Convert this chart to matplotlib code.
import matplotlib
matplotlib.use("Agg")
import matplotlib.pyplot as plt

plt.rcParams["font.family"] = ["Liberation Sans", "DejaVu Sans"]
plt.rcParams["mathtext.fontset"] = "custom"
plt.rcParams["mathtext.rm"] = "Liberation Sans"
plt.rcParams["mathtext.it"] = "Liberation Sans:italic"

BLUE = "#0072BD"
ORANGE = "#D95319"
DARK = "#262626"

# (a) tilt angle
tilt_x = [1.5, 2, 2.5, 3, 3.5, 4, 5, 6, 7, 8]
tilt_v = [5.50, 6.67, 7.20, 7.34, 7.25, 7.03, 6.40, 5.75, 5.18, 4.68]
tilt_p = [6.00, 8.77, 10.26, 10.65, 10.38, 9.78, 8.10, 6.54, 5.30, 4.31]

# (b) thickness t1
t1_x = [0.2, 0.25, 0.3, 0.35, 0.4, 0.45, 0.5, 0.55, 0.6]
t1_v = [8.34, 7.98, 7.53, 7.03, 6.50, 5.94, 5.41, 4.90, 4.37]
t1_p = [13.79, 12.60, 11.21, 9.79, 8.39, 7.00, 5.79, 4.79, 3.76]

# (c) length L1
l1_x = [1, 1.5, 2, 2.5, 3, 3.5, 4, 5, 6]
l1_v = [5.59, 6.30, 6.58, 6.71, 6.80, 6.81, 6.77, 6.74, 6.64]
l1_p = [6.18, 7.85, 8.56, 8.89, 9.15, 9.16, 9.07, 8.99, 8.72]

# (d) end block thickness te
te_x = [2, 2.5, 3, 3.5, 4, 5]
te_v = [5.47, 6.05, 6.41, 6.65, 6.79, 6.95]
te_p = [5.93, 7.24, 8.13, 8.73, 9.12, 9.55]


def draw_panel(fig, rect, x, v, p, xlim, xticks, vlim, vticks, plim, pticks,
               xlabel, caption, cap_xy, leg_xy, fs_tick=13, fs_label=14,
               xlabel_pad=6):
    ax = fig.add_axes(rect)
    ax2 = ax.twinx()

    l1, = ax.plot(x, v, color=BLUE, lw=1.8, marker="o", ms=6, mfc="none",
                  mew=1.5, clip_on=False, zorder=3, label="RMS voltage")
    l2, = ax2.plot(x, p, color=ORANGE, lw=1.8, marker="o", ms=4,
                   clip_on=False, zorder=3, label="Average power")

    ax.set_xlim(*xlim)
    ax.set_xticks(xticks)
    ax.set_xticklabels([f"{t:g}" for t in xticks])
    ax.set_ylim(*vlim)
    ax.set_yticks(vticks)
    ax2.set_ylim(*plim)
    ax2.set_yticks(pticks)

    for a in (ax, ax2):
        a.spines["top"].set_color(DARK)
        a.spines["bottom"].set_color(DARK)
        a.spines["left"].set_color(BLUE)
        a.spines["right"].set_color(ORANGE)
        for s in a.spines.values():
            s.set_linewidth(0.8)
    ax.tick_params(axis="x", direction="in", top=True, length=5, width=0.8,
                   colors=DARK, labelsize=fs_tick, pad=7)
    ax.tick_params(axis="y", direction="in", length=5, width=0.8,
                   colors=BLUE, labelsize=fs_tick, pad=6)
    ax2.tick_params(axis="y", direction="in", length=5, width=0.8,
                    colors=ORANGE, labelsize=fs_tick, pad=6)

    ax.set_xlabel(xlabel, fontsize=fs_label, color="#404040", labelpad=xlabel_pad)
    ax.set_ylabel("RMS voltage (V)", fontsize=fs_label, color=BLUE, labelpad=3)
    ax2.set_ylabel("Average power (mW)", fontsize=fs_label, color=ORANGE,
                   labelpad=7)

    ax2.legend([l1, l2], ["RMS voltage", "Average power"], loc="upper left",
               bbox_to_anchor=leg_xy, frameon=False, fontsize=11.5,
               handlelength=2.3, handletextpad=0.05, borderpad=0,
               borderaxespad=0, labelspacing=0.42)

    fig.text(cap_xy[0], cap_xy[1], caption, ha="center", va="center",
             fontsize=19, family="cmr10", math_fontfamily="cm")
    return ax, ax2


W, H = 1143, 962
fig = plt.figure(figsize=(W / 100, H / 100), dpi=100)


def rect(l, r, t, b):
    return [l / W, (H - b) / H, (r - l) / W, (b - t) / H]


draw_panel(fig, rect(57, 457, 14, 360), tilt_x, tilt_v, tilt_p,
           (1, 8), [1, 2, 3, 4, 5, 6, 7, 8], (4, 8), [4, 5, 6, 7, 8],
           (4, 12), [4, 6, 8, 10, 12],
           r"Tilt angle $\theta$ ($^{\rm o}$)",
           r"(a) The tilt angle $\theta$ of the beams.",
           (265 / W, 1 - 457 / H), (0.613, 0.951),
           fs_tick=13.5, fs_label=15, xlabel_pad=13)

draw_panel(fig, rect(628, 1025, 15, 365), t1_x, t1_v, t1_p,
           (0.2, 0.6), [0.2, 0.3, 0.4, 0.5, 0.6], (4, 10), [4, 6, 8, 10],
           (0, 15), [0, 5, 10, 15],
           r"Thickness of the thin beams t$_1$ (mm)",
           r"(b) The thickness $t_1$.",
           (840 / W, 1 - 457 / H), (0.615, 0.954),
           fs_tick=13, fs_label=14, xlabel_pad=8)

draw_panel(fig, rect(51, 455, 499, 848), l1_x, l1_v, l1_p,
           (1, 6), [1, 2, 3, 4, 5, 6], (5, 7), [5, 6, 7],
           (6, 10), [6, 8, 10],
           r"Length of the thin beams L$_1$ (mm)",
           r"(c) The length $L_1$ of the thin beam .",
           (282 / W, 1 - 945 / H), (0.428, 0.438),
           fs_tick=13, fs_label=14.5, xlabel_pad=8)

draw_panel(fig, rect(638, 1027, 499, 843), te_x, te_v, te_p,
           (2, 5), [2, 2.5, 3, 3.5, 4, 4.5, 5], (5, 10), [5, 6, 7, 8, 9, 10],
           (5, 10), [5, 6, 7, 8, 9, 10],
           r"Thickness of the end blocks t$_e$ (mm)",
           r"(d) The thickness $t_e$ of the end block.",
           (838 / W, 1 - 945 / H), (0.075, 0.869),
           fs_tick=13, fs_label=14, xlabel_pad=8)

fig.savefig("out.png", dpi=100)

- [WORK TO BE COMPLETED]:
Return each line of the data exactly as written above.

- [OUTPUT OF THE EXERCISE]:
Convert this chart to matplotlib code.
import matplotlib
matplotlib.use("Agg")
import matplotlib.pyplot as plt

plt.rcParams["font.family"] = ["Liberation Sans", "DejaVu Sans"]
plt.rcParams["mathtext.fontset"] = "custom"
plt.rcParams["mathtext.rm"] = "Liberation Sans"
plt.rcParams["mathtext.it"] = "Liberation Sans:italic"

BLUE = "#0072BD"
ORANGE = "#D95319"
DARK = "#262626"

# (a) tilt angle
tilt_x = [1.5, 2, 2.5, 3, 3.5, 4, 5, 6, 7, 8]
tilt_v = [5.50, 6.67, 7.20, 7.34, 7.25, 7.03, 6.40, 5.75, 5.18, 4.68]
tilt_p = [6.00, 8.77, 10.26, 10.65, 10.38, 9.78, 8.10, 6.54, 5.30, 4.31]

# (b) thickness t1
t1_x = [0.2, 0.25, 0.3, 0.35, 0.4, 0.45, 0.5, 0.55, 0.6]
t1_v = [8.34, 7.98, 7.53, 7.03, 6.50, 5.94, 5.41, 4.90, 4.37]
t1_p = [13.79, 12.60, 11.21, 9.79, 8.39, 7.00, 5.79, 4.79, 3.76]

# (c) length L1
l1_x = [1, 1.5, 2, 2.5, 3, 3.5, 4, 5, 6]
l1_v = [5.59, 6.30, 6.58, 6.71, 6.80, 6.81, 6.77, 6.74, 6.64]
l1_p = [6.18, 7.85, 8.56, 8.89, 9.15, 9.16, 9.07, 8.99, 8.72]

# (d) end block thickness te
te_x = [2, 2.5, 3, 3.5, 4, 5]
te_v = [5.47, 6.05, 6.41, 6.65, 6.79, 6.95]
te_p = [5.93, 7.24, 8.13, 8.73, 9.12, 9.55]


def draw_panel(fig, rect, x, v, p, xlim, xticks, vlim, vticks, plim, pticks,
               xlabel, caption, cap_xy, leg_xy, fs_tick=13, fs_label=14,
               xlabel_pad=6):
    ax = fig.add_axes(rect)
    ax2 = ax.twinx()

    l1, = ax.plot(x, v, color=BLUE, lw=1.8, marker="o", ms=6, mfc="none",
                  mew=1.5, clip_on=False, zorder=3, label="RMS voltage")
    l2, = ax2.plot(x, p, color=ORANGE, lw=1.8, marker="o", ms=4,
                   clip_on=False, zorder=3, label="Average power")

    ax.set_xlim(*xlim)
    ax.set_xticks(xticks)
    ax.set_xticklabels([f"{t:g}" for t in xticks])
    ax.set_ylim(*vlim)
    ax.set_yticks(vticks)
    ax2.set_ylim(*plim)
    ax2.set_yticks(pticks)

    for a in (ax, ax2):
        a.spines["top"].set_color(DARK)
        a.spines["bottom"].set_color(DARK)
        a.spines["left"].set_color(BLUE)
        a.spines["right"].set_color(ORANGE)
        for s in a.spines.values():
            s.set_linewidth(0.8)
    ax.tick_params(axis="x", direction="in", top=True, length=5, width=0.8,
                   colors=DARK, labelsize=fs_tick, pad=7)
    ax.tick_params(axis="y", direction="in", length=5, width=0.8,
                   colors=BLUE, labelsize=fs_tick, pad=6)
    ax2.tick_params(axis="y", direction="in", length=5, width=0.8,
                    colors=ORANGE, labelsize=fs_tick, pad=6)

    ax.set_xlabel(xlabel, fontsize=fs_label, color="#404040", labelpad=xlabel_pad)
    ax.set_ylabel("RMS voltage (V)", fontsize=fs_label, color=BLUE, labelpad=3)
    ax2.set_ylabel("Average power (mW)", fontsize=fs_label, color=ORANGE,
                   labelpad=7)

    ax2.legend([l1, l2], ["RMS voltage", "Average power"], loc="upper left",
               bbox_to_anchor=leg_xy, frameon=False, fontsize=11.5,
               handlelength=2.3, handletextpad=0.05, borderpad=0,
               borderaxespad=0, labelspacing=0.42)

    fig.text(cap_xy[0], cap_xy[1], caption, ha="center", va="center",
             fontsize=19, family="cmr10", math_fontfamily="cm")
    return ax, ax2


W, H = 1143, 962
fig = plt.figure(figsize=(W / 100, H / 100), dpi=100)


def rect(l, r, t, b):
    return [l / W, (H - b) / H, (r - l) / W, (b - t) / H]


draw_panel(fig, rect(57, 457, 14, 360), tilt_x, tilt_v, tilt_p,
           (1, 8), [1, 2, 3, 4, 5, 6, 7, 8], (4, 8), [4, 5, 6, 7, 8],
           (4, 12), [4, 6, 8, 10, 12],
           r"Tilt angle $\theta$ ($^{\rm o}$)",
           r"(a) The tilt angle $\theta$ of the beams.",
           (265 / W, 1 - 457 / H), (0.613, 0.951),
           fs_tick=13.5, fs_label=15, xlabel_pad=13)

draw_panel(fig, rect(628, 1025, 15, 365), t1_x, t1_v, t1_p,
           (0.2, 0.6), [0.2, 0.3, 0.4, 0.5, 0.6], (4, 10), [4, 6, 8, 10],
           (0, 15), [0, 5, 10, 15],
           r"Thickness of the thin beams t$_1$ (mm)",
           r"(b) The thickness $t_1$.",
           (840 / W, 1 - 457 / H), (0.615, 0.954),
           fs_tick=13, fs_label=14, xlabel_pad=8)

draw_panel(fig, rect(51, 455, 499, 848), l1_x, l1_v, l1_p,
           (1, 6), [1, 2, 3, 4, 5, 6], (5, 7), [5, 6, 7],
           (6, 10), [6, 8, 10],
           r"Length of the thin beams L$_1$ (mm)",
           r"(c) The length $L_1$ of the thin beam .",
           (282 / W, 1 - 945 / H), (0.428, 0.438),
           fs_tick=13, fs_label=14.5, xlabel_pad=8)

draw_panel(fig, rect(638, 1027, 499, 843), te_x, te_v, te_p,
           (2, 5), [2, 2.5, 3, 3.5, 4, 4.5, 5], (5, 10), [5, 6, 7, 8, 9, 10],
           (5, 10), [5, 6, 7, 8, 9, 10],
           r"Thickness of the end blocks t$_e$ (mm)",
           r"(d) The thickness $t_e$ of the end block.",
           (838 / W, 1 - 945 / H), (0.075, 0.869),
           fs_tick=13, fs_label=14, xlabel_pad=8)

fig.savefig("out.png", dpi=100)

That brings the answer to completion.